Guru adalah manusia yang penuh cinta, yang kecintaan pada anak didiknya sangatlah besar. Bagaimana tidak, rasa cinta seorang guru mampu mendidik dan membentuk karakter baik, penyayang, ramah, intelek, dan berwibawa tanpa memerdulikan latar belakang dan penampilan fisik anak didiknya.
Walau cinta yang diungkapkan guru tidak selalu dalam bentuk keindahan—terkadang dalam bentuk kemarahan—akan tetapi sejatinya itulah ungkapan cinta seorang guru dalam mengingatkan anak didiknya karena telah melakukan kesalahan.
Dalam sejarah pandemi Covid-19 di seluruh dunia, kita menyaksikan bahwa peran guru dalam mendampingi anak didiknya sangat berat dan tidak mudah. Ketika di kelas, guru bisa memegang kendali keadaan kelas dengan banyak peserta didik, kita memahami bahwa hal itu bukan sesuatu yang mudah.
Pengalaman kita selama pandemi dalam mendampingi anak atau keponakan menjalankan PJJ telah menjadi ujian kesabaran tersendiri. Maka dari itu pantaslah bila guru disebut manusia dengan profesi mulia karena ia adalah sosok penyabar yang pantang menyerah dalam mendidik. Dan dari gurulah kita mengenal ilmu pengetahuan yang menjadi bekal menapaki kehidupan yang lebih baik di masa depan.
Seorang guru yang baik adalah pendidik yang baik. Seorang guru tidak harus berpendidikan linier dalam bidangnya. Siapa pun bisa menjadi guru.
Berdasarkan pengalaman penulis, kunci menjadi guru yang baik adalah hati yang tulus, ikhlas, dan sabar dalam menyampaikan ilmu. Terlebih jika diniatkan menjadi pengabdian mulia dan ibadah untuk mendapatkan ridha Allah Swt., seorang guru pasti dipermudah dalam penyampaian dan penyerapan pengetahuan anak didiknya.
Guru bukan hanya menyampaikan materi, melainkan memegang kendali dalam membimbing dan mengarahkan pendidikan karakter anak didiknya. Yang mana di era modern ini, pendidikan karakter menjadi sangat penting bagi masa depan anak didik.
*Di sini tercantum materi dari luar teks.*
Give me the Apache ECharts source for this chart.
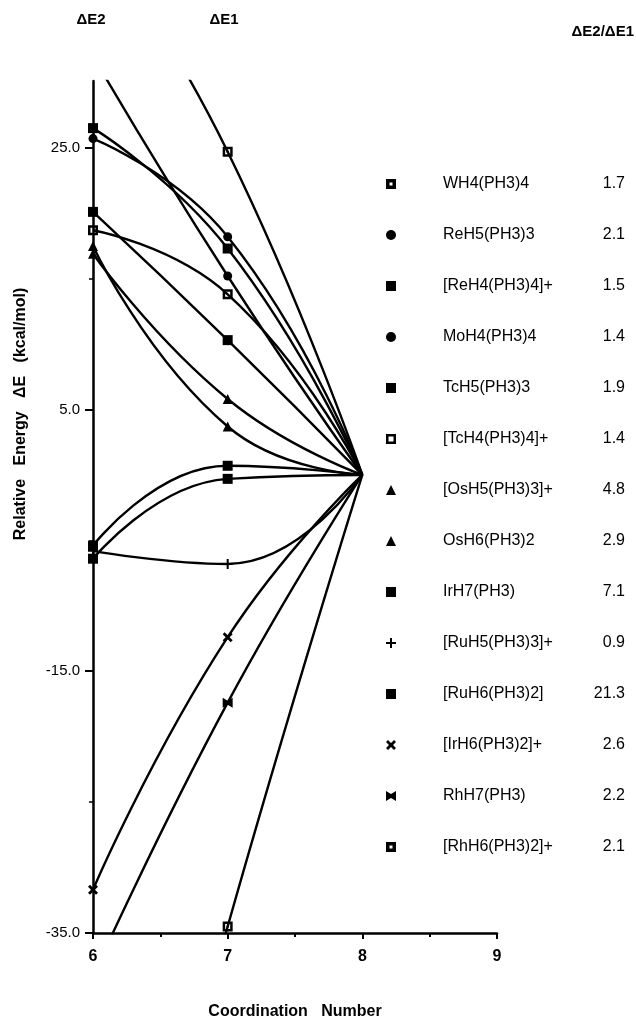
<!DOCTYPE html>
<html>
<head>
<meta charset="utf-8">
<script src="https://cdn.jsdelivr.net/npm/echarts@6.0.0/dist/echarts.min.js"></script>
<style>
  html, body { margin: 0; padding: 0; background: #fff; }
  #chart { width: 636px; height: 1025px; }
</style>
</head>
<body>
<div id="chart"></div>
<script>
// coordination numbers on the x axis
const coordination = [6, 7, 8];
const compounds = [
  'WH4(PH3)4', 'ReH5(PH3)3', '[ReH4(PH3)4]+', 'MoH4(PH3)4', 'TcH5(PH3)3',
  '[TcH4(PH3)4]+', '[OsH5(PH3)3]+', 'OsH6(PH3)2', 'IrH7(PH3)', '[RuH5(PH3)3]+',
  '[RuH6(PH3)2]', '[IrH6(PH3)2]+', 'RhH7(PH3)', '[RhH6(PH3)2]+'
];
const ratios = ['1.7', '2.1', '1.5', '1.4', '1.9', '1.4', '4.8', '2.9', '7.1', '0.9', '21.3', '2.6', '2.2', '2.1'];
// relative energy (kcal/mol) at CN 6, 7, 8
const energyCN6 = [42.0, 32.0, 26.5, 25.7, 20.1, 18.7, 17.5, 16.9, -5.4, -5.8, -6.4, -31.7, -38.3, -72.5];
const energyCN7 = [24.7, 15.2, 17.3, 18.2, 10.3, 13.8, 3.7, 5.8, 0.7, -6.8, -0.3, -12.4, -17.4, -34.5];
const energyCN8 = [0, 0, 0, 0, 0, 0, 0, 0, 0, 0, 0, 0, 0, 0];
const yLabelTicks = [-35, -15, 5, 25];
const yMinorTicks = [-25, -5, 15];
const xLabelTicks = [6, 7, 8, 9];

const FONT = "'Liberation Sans', Arial, Helvetica, sans-serif";

// marker shapes
const SYM = {
  dotSquare: 'path://M0,0H10V10H0Z M2.5,2.5V7.5H7.5V2.5Z M4,4H6V6H4Z',
  holeSquare: 'path://M0,0H10V10H0Z M3.5,3.5V6.5H6.5V3.5Z',
  openSquare: 'path://M0,0H10V10H0Z M2.5,2.5V7.5H7.5V2.5Z',
  square: 'rect',
  circle: 'circle',
  triangle: 'triangle',
  plus: 'path://M4,0H6V4H10V6H6V10H4V6H0V4H4Z',
  cross: 'path://M2,0L5,3L8,0L10,2L7,5L10,8L8,10L5,7L2,10L0,8L3,5L0,2Z',
  bowtie: 'path://M0,0L5,3L10,0V10L5,7L0,10Z'
};
const markerOf = ['dotSquare', 'circle', 'square', 'circle', 'square', 'openSquare', 'triangle',
  'triangle', 'square', 'plus', 'square', 'cross', 'bowtie', 'dotSquare'];
const legendMarkerOf = markerOf.map(m => (m === 'dotSquare' ? 'holeSquare' : m));
const sizeOf = { circle: 9, triangle: 10, plus: 10, cross: 10, bowtie: 10 };

const chart = echarts.init(document.getElementById('chart'));

const series = compounds.map((name, i) => ({
  name: name,
  type: 'line',
  smooth: 0.5,
  symbol: SYM[markerOf[i]],
  symbolSize: sizeOf[markerOf[i]] || 10,
  showSymbol: true,
  lineStyle: { color: '#000', width: 2.4 },
  itemStyle: { color: '#000' },
  emphasis: { disabled: true },
  data: [
    [coordination[0], energyCN6[i]],
    [coordination[1], energyCN7[i]],
    { value: [coordination[2], energyCN8[i]], symbol: 'none' }
  ]
}));

const option = {
  animation: false,
  backgroundColor: '#fff',
  grid: { left: 93, right: 139, top: 81, bottom: 86, containLabel: false },
  xAxis: {
    type: 'value',
    min: 6, max: 9, interval: 1,
    name: 'Coordination   Number',
    nameLocation: 'middle',
    nameGap: 71,
    nameTextStyle: { color: '#000', fontFamily: FONT, fontWeight: 'bold', fontSize: 16 },
    axisLine: { show: true, onZero: false, lineStyle: { color: '#000', width: 2.5 } },
    axisTick: { show: true, length: 6, lineStyle: { color: '#000', width: 2 } },
    minorTick: { show: true, splitNumber: 2, length: 4, lineStyle: { color: '#000', width: 2 } },
    axisLabel: { color: '#000', fontFamily: FONT, fontSize: 16, fontWeight: 'bold', margin: 16,
      customValues: xLabelTicks },
    splitLine: { show: false }
  },
  yAxis: [{
    type: 'value',
    min: -35, max: 30.1, interval: 10,
    position: 'left',
    axisLine: { show: true, onZero: false, lineStyle: { color: '#000', width: 2.5 } },
    axisTick: { show: true, length: 8, customValues: yLabelTicks, lineStyle: { color: '#000', width: 2 } },
    axisLabel: { color: '#000', fontFamily: FONT, fontSize: 15, margin: 13,
      customValues: yLabelTicks, formatter: v => v.toFixed(1) },
    splitLine: { show: false }
  }, {
    type: 'value',
    min: -35, max: 30.1, interval: 10,
    position: 'left',
    offset: 0,
    axisLine: { show: false, onZero: false },
    axisTick: { show: true, length: 4, customValues: yMinorTicks, lineStyle: { color: '#000', width: 1.5 } },
    axisLabel: { show: false },
    splitLine: { show: false }
  }],
  legend: {
    orient: 'vertical',
    left: 381,
    top: 171,
    itemWidth: 10,
    itemHeight: 10,
    itemGap: 35,
    selectedMode: false,
    data: compounds.map((n, i) => ({ name: n, icon: SYM[legendMarkerOf[i]] })),
    formatter: name => '{n|' + name + '}{r|' + ratios[compounds.indexOf(name)] + '}',
    textStyle: {
      color: '#000',
      fontFamily: FONT,
      fontSize: 16,
      rich: {
        n: { width: 140, padding: [0, 0, 0, 42], fontFamily: FONT, fontSize: 16, color: '#000' },
        r: { width: 42, align: 'right', fontFamily: FONT, fontSize: 16, color: '#000' }
      }
    }
  },
  graphic: [
    { type: 'text', x: 91, y: 20, style: { text: 'ΔE2', font: 'bold 15px ' + FONT, fill: '#000', align: 'center', verticalAlign: 'middle' } },
    { type: 'text', x: 224, y: 20, style: { text: 'ΔE1', font: 'bold 15px ' + FONT, fill: '#000', align: 'center', verticalAlign: 'middle' } },
    { type: 'text', x: 634, y: 32, style: { text: 'ΔE2/ΔE1', font: 'bold 15px ' + FONT, fill: '#000', align: 'right', verticalAlign: 'middle' } },
    { type: 'text', x: 21, y: 414, rotation: Math.PI / 2,
      style: { text: 'Relative   Energy   ΔE   (kcal/mol)', font: 'bold 16px ' + FONT, fill: '#000', align: 'center', verticalAlign: 'middle' } }
  ],
  series: series
};

chart.setOption(option);
</script>
</body>
</html>
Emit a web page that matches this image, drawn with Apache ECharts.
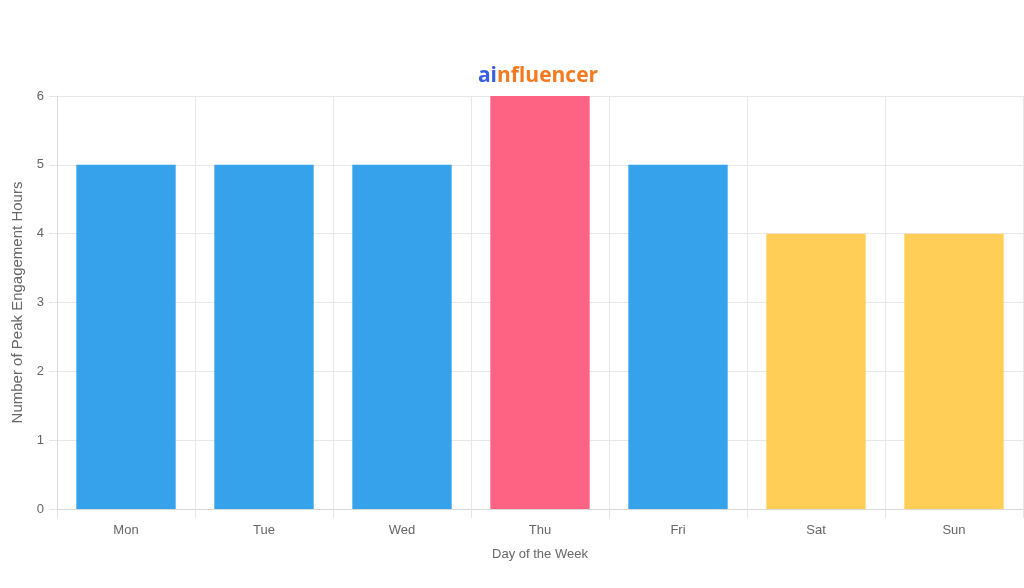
<!DOCTYPE html>
<html>
<head>
<meta charset="utf-8">
<title>Peak Engagement Hours</title>
<script src="https://cdn.jsdelivr.net/npm/echarts@6/dist/echarts.min.js"></script>
<style>
  html, body { margin: 0; padding: 0; background: #fff; }
  #chart { width: 1024px; height: 588px; }
</style>
</head>
<body>
<div id="chart"></div>
<script>
    var days = ['Mon', 'Tue', 'Wed', 'Thu', 'Fri', 'Sat', 'Sun'];
    var hours = [5, 5, 5, 6, 5, 4, 4];
    var barColors = ['#36A2EB', '#36A2EB', '#36A2EB', '#FF6384', '#36A2EB', '#FFCE56', '#FFCE56'];
    var yTicks = [0, 1, 2, 3, 4, 5, 6];

    var myChart = echarts.init(document.getElementById('chart'));
    var font = '"Liberation Sans", Arial, sans-serif';

    var option = {
        animation: false,
        textStyle: { fontFamily: font },
        // logo text above the plot
        graphic: [{
            type: 'text',
            x: 538,
            y: 76,
            style: {
                text: '{a|ai}{b|nfluencer}',
                align: 'center',
                verticalAlign: 'middle',
                rich: {
                    a: { fill: '#3b5fe0', fontSize: 21, fontWeight: 'bold', fontFamily: '"Open Sans", sans-serif' },
                    b: { fill: '#f47a20', fontSize: 21, fontWeight: 'bold', fontFamily: '"Open Sans", sans-serif' }
                }
            }
        }],
        grid: { left: 57, right: 1, top: 96, bottom: 79, outerBoundsMode: 'none' },
        xAxis: {
            type: 'category',
            data: days,
            name: 'Day of the Week',
            nameLocation: 'middle',
            nameGap: 39,
            nameTextStyle: { color: '#666', fontSize: 13 },
            axisLine: { lineStyle: { color: '#d9d9d9' } },
            axisTick: { show: true, length: 9, lineStyle: { color: '#e5e5e5' } },
            axisLabel: { color: '#666', fontSize: 13, margin: 15 },
            splitLine: { show: true, lineStyle: { color: '#e8e8e8' } }
        },
        yAxis: {
            type: 'value',
            min: yTicks[0],
            max: yTicks[yTicks.length - 1],
            interval: 1,
            name: 'Number of Peak Engagement Hours',
            nameLocation: 'middle',
            nameGap: 32,
            nameTextStyle: { color: '#666', fontSize: 15 },
            axisLine: { show: true, lineStyle: { color: '#d9d9d9' } },
            axisTick: { show: true, length: 8, lineStyle: { color: '#e5e5e5' } },
            axisLabel: { color: '#666', fontSize: 13, margin: 13 },
            splitLine: { show: true, lineStyle: { color: '#e8e8e8' } }
        },
        series: [{
            type: 'bar',
            barWidth: '72%',
            data: hours.map(function (v, i) {
                return { value: v, itemStyle: { color: barColors[i] } };
            })
        }]
    };

    myChart.setOption(option);
</script>
</body>
</html>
Dunia mungkin saja tidak memiliki gedung sekolah sebagai tempat belajar, namun dunia selalu mempunyai sosok guru di mana pun karena setiap orang bisa menjadi guru.
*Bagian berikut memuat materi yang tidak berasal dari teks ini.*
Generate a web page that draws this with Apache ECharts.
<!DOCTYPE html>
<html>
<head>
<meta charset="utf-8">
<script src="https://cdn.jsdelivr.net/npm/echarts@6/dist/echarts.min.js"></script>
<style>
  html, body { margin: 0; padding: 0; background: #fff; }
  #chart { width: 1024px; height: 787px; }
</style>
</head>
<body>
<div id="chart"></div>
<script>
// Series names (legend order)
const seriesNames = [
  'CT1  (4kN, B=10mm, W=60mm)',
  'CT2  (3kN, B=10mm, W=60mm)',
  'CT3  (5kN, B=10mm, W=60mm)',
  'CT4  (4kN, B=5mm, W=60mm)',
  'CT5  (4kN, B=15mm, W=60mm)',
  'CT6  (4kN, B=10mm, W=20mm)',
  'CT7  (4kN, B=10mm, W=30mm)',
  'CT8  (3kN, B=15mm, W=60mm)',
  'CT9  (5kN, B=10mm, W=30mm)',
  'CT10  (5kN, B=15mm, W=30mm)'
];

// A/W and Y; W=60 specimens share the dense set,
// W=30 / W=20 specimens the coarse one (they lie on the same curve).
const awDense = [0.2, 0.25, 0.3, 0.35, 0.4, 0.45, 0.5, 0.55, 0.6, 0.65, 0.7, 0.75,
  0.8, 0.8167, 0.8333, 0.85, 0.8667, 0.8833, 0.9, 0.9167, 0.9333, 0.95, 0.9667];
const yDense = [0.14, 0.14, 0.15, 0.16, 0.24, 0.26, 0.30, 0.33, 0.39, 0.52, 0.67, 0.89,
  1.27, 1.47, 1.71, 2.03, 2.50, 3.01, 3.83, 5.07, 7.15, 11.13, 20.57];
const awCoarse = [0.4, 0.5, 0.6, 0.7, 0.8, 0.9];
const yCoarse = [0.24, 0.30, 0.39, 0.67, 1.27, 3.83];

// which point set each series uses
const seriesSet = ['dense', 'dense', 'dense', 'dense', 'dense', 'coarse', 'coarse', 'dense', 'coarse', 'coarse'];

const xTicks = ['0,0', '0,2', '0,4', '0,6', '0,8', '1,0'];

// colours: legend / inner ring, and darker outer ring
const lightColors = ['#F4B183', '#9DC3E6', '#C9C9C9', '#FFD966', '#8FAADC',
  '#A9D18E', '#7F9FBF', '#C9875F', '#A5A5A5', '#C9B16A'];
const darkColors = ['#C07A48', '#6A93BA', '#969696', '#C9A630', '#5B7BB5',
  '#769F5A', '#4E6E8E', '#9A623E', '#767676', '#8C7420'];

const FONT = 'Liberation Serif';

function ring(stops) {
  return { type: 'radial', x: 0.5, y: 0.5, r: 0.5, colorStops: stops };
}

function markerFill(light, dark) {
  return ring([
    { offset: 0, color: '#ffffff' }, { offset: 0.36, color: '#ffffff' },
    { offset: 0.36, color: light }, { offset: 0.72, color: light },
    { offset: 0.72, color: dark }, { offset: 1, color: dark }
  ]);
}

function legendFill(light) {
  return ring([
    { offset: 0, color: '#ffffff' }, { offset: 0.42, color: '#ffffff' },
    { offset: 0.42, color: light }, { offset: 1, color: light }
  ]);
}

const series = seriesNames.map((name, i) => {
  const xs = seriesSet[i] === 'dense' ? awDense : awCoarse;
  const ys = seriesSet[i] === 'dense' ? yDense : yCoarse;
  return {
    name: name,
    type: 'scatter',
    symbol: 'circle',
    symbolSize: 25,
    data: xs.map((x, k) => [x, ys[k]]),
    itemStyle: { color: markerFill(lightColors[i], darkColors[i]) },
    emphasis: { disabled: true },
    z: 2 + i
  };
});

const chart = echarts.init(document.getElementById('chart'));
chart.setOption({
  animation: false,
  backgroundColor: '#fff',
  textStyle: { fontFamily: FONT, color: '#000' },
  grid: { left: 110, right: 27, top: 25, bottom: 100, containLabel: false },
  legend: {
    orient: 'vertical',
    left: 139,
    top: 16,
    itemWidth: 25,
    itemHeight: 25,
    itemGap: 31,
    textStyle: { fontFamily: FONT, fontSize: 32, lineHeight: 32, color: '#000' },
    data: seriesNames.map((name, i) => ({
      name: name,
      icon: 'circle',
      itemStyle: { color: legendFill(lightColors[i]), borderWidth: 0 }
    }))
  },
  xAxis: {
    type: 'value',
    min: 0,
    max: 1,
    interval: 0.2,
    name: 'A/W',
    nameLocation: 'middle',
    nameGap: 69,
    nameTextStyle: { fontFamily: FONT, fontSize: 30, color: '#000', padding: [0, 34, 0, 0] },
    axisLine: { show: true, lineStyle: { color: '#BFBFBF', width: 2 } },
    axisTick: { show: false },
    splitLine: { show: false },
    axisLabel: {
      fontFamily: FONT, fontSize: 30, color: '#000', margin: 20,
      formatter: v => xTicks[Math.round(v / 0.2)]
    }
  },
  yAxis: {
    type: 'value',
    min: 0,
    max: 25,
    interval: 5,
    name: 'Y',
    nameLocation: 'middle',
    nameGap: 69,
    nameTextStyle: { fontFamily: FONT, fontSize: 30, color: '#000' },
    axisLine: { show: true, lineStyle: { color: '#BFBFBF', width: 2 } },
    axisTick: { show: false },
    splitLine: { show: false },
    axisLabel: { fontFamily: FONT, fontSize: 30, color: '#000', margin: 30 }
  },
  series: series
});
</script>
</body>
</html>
Orangtua misalnya, seharusnya mampu menjadi guru terbaik bagi anaknya. Terlebih lagi seorang ibu, yang dalam bahasa Arab disebut madrasatul ula alias sekolah pertama bagi anak. Dari ibu, anak mendapatkan pengetahuan dan pengalaman yang akan selalu mewarnai kehidupan si anak.
Guru adalah pelita dalam kegelapan, yang mengubah ketidaktahuan kita menjadi pengetahuan. Yang membawa kita dari “tidak bisa” menjadi “bisa”.
Sesuai semboyan yang ditulis Bapak Pendidikan Nasional Ki Hajar Dewantara yaitu ing ngarsa sung tuladha yaitu menjadi seorang pemimpin harus mampu memberikan suri teladan. Ing madya mangun karsa yaitu berada di tengah peserta didik, guru harus mampu membangkitkan atau menggugah semangat. Dan Tut wuri handayani yaitu menjadi sosok yang memberikan dorongan moral dan semangat kerja dari belakang.
Maka dari itu pantaslah kita senantiasa menyebut guru dalam setiap doa kita. Terima kasih bapak dan ibu guru atas segala dedikasi dan pengabdianmu. Engkau laksana embun penyejuk dan pahlawan pembangun insan cendekiawan.
Selamat Hari Guru Nasional 2021. Untuk guru yang mulia, jasamu akan selalu kami kenang, tetaplah menjadi pelita bagi anak bangsa. teruslah berkarya dalam setiap tulus ikhlas pengabdianmu, semoga Allah Swt. senantiasa melimpahan keberkahan dalam setiap langkahmu.
Penulis adalah Alumni STAI Al Aqidah Al-Hasyimiyyah Jakarta, pengajar aktif di SMP Laboratorium Pondok Kopi-Jakarta Timur, pernah mendirikan Rumah Belajar Cemara Mengajar (2015).